• _Task details_: From the entries provided below, copy each line that contains the word "this".

• _Available records_:

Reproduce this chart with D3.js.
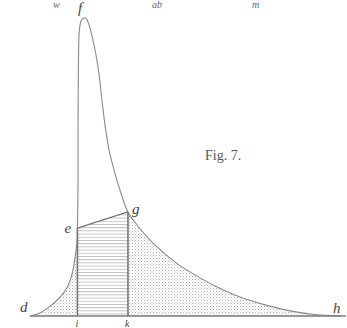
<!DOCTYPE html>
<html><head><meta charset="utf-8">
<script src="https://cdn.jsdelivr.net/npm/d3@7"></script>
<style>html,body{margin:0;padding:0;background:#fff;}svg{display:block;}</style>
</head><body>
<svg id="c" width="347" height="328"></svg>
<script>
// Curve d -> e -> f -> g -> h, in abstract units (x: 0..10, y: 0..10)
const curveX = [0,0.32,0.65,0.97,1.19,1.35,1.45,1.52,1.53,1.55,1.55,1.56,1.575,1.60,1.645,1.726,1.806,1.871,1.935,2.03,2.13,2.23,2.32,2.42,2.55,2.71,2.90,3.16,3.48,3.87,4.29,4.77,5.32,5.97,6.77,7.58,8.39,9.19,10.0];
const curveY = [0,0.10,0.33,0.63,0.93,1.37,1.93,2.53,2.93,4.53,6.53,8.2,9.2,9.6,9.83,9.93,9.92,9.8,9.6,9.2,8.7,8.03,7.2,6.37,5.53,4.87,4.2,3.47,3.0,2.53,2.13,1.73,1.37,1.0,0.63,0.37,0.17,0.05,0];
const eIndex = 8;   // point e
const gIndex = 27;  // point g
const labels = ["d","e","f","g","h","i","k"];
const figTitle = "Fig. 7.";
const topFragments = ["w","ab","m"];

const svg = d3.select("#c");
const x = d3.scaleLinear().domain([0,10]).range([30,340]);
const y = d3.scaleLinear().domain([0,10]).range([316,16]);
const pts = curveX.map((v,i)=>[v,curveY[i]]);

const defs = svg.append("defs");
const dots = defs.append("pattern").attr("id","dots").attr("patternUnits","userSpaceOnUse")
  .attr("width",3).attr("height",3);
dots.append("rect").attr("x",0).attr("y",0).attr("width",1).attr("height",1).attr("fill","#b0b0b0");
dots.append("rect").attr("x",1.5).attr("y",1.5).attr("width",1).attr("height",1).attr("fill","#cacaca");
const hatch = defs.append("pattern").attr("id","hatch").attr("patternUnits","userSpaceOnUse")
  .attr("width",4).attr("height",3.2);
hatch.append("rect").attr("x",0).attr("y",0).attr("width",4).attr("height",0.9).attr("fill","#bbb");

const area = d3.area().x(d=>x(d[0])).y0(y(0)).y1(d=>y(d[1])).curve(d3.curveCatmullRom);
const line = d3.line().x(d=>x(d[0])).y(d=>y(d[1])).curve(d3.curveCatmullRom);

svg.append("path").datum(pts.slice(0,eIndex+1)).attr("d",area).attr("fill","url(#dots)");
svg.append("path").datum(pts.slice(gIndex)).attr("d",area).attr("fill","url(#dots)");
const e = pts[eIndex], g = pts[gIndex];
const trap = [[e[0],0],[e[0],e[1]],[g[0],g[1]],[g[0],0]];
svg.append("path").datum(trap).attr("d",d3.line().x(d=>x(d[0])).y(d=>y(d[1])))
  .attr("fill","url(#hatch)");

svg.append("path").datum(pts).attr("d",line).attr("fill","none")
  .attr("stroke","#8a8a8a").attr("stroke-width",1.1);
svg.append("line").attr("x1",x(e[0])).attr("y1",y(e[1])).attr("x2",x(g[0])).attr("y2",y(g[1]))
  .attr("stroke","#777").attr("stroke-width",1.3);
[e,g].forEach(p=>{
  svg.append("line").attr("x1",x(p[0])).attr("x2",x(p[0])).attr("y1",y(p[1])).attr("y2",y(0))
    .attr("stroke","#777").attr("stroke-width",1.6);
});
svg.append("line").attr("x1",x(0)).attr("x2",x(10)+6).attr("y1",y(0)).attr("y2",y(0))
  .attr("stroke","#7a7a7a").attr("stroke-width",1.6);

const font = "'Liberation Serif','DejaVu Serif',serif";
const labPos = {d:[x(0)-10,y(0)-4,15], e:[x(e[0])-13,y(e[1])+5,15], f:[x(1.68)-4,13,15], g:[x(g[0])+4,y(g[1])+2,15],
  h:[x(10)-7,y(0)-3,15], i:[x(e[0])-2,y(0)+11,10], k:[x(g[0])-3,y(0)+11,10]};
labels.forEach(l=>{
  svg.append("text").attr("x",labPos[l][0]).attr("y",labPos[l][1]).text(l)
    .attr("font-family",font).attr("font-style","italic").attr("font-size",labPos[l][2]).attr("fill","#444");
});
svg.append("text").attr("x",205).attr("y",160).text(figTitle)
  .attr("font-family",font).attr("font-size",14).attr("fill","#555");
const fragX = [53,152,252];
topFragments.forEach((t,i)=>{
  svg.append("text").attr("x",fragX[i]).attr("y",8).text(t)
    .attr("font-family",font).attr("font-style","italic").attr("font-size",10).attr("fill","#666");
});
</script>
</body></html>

...

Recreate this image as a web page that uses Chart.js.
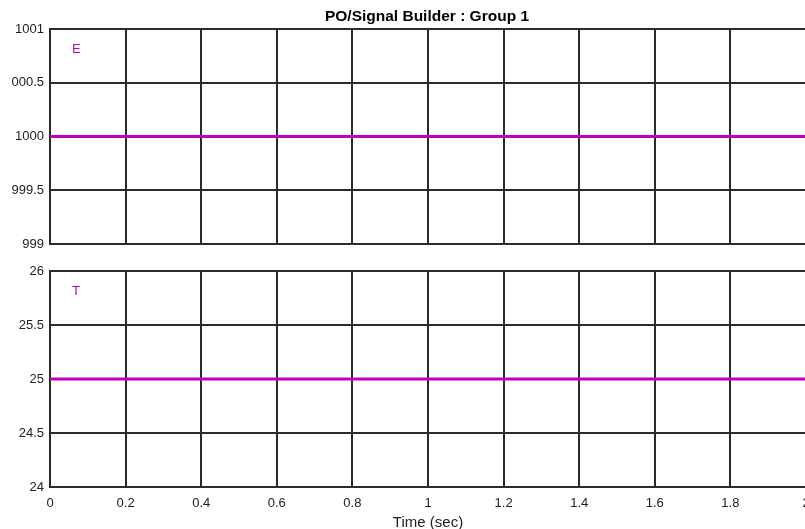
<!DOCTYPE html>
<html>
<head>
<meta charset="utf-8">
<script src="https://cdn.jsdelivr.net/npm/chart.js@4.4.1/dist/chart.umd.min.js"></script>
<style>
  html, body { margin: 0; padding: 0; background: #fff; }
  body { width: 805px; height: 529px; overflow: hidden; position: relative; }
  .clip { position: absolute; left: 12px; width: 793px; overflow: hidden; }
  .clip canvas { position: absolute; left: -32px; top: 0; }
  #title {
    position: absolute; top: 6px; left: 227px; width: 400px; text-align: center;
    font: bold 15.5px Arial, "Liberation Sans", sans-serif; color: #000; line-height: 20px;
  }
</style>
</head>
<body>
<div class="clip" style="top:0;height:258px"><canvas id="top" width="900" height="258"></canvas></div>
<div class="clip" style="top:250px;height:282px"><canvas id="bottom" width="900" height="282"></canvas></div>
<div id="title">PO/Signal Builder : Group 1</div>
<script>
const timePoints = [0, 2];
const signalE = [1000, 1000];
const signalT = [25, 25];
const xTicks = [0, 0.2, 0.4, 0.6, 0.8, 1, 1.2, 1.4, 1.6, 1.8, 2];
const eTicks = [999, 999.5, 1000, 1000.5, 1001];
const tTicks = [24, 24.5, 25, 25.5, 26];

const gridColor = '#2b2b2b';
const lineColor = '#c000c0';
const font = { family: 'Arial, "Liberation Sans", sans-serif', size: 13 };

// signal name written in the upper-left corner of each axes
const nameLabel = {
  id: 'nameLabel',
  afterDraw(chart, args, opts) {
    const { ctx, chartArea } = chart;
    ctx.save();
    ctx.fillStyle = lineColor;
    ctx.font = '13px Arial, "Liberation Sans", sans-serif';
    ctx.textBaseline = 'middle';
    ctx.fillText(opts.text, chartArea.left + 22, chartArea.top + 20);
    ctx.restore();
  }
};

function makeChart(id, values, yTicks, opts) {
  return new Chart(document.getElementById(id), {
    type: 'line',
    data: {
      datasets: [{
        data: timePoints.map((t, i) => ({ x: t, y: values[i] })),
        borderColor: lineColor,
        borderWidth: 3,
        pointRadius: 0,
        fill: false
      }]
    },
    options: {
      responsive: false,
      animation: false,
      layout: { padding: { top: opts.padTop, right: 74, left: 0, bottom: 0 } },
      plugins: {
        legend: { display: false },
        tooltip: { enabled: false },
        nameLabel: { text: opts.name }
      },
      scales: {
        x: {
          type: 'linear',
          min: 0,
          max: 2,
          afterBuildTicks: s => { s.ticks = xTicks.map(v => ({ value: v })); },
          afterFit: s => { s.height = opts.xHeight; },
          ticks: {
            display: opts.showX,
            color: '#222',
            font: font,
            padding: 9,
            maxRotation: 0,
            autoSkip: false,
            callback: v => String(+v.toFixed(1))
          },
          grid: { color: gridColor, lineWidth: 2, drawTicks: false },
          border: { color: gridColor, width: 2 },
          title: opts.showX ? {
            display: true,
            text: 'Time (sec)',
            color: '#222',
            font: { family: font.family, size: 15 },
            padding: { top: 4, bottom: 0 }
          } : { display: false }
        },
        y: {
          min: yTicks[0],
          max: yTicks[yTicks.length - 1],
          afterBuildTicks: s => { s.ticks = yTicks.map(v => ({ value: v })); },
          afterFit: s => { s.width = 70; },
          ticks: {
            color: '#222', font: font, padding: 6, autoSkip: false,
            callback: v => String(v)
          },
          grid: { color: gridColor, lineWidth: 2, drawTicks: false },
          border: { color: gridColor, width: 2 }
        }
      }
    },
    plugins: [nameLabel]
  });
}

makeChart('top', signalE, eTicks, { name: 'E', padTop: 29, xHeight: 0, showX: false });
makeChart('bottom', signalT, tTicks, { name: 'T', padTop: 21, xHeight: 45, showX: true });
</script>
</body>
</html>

...

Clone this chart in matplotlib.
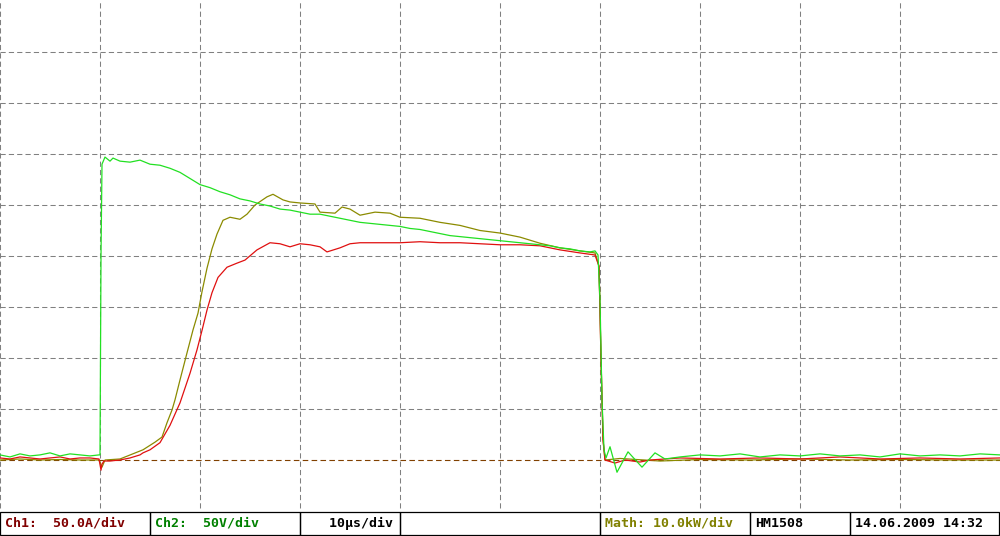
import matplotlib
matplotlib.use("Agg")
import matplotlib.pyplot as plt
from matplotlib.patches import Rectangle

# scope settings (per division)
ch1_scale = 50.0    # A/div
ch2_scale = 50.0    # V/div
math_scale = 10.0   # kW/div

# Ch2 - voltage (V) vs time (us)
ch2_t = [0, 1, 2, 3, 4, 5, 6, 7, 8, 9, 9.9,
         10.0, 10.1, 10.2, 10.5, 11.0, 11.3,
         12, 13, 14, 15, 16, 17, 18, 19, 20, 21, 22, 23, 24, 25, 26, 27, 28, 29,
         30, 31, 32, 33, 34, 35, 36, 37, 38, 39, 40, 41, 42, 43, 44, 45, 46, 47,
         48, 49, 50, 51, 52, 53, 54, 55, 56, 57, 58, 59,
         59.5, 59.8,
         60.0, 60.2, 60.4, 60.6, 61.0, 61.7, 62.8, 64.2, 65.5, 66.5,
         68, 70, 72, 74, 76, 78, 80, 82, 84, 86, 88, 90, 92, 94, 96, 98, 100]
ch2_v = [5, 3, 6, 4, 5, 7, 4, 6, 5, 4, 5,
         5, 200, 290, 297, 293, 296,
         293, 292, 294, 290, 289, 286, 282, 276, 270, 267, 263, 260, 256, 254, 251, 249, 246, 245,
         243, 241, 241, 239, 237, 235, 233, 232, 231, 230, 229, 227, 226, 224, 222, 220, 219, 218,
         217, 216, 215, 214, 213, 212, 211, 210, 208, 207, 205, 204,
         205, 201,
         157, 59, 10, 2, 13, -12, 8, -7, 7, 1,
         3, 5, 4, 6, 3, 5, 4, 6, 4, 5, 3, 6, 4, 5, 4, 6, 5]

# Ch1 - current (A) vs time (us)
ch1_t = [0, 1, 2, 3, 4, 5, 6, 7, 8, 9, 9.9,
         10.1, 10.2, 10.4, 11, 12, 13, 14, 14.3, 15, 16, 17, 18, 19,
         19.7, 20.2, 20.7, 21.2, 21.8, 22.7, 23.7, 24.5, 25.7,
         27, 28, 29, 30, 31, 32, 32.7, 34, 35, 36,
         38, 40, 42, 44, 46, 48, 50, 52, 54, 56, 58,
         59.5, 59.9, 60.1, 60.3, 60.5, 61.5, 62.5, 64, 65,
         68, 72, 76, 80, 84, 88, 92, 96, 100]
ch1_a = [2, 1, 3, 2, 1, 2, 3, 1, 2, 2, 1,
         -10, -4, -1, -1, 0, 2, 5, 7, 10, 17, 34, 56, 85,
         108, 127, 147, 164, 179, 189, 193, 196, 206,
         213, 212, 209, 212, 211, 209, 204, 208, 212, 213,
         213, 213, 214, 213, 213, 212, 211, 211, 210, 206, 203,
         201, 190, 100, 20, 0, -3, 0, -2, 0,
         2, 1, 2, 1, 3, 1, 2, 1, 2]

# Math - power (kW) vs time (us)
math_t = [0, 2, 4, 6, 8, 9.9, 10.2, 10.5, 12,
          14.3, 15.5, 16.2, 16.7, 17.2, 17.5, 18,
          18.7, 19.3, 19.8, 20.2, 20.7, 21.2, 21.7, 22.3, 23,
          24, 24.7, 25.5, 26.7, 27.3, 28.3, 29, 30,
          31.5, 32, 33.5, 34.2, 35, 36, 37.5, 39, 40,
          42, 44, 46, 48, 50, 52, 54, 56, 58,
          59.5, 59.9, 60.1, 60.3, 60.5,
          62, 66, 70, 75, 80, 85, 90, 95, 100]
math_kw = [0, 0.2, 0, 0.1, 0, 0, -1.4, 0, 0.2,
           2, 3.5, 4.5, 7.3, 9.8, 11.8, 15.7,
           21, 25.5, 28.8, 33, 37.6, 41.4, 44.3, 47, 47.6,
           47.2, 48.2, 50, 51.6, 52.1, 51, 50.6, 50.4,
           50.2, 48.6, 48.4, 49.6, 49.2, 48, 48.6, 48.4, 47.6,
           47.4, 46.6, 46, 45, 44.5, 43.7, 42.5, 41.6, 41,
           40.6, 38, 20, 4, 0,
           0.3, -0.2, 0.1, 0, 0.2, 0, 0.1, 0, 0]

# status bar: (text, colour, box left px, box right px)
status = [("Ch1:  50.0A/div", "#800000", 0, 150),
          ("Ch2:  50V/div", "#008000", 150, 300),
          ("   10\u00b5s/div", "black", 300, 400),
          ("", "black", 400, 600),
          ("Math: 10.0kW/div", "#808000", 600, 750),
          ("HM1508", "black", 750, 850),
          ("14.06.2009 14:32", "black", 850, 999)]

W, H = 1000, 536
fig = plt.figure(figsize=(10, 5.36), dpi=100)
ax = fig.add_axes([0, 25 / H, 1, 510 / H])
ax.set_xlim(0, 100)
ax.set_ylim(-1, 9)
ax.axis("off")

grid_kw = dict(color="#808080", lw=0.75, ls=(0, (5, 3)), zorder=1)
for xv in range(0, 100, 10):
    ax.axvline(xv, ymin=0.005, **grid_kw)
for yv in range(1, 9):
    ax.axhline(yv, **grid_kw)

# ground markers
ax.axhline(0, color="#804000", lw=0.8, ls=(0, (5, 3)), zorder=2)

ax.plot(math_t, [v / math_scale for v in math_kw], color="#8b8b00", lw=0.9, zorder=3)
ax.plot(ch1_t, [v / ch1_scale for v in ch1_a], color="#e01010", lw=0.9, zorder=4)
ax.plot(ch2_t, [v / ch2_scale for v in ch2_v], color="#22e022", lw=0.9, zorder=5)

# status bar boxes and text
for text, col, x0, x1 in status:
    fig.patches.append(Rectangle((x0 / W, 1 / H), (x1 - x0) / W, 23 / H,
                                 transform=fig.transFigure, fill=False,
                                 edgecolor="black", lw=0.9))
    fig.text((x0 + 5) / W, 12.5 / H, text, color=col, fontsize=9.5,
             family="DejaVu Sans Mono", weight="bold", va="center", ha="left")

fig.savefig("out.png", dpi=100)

• _Task solution_:
Reproduce this chart with D3.js.
Recreate this image as a web page that uses Chart.js.
Clone this chart in matplotlib.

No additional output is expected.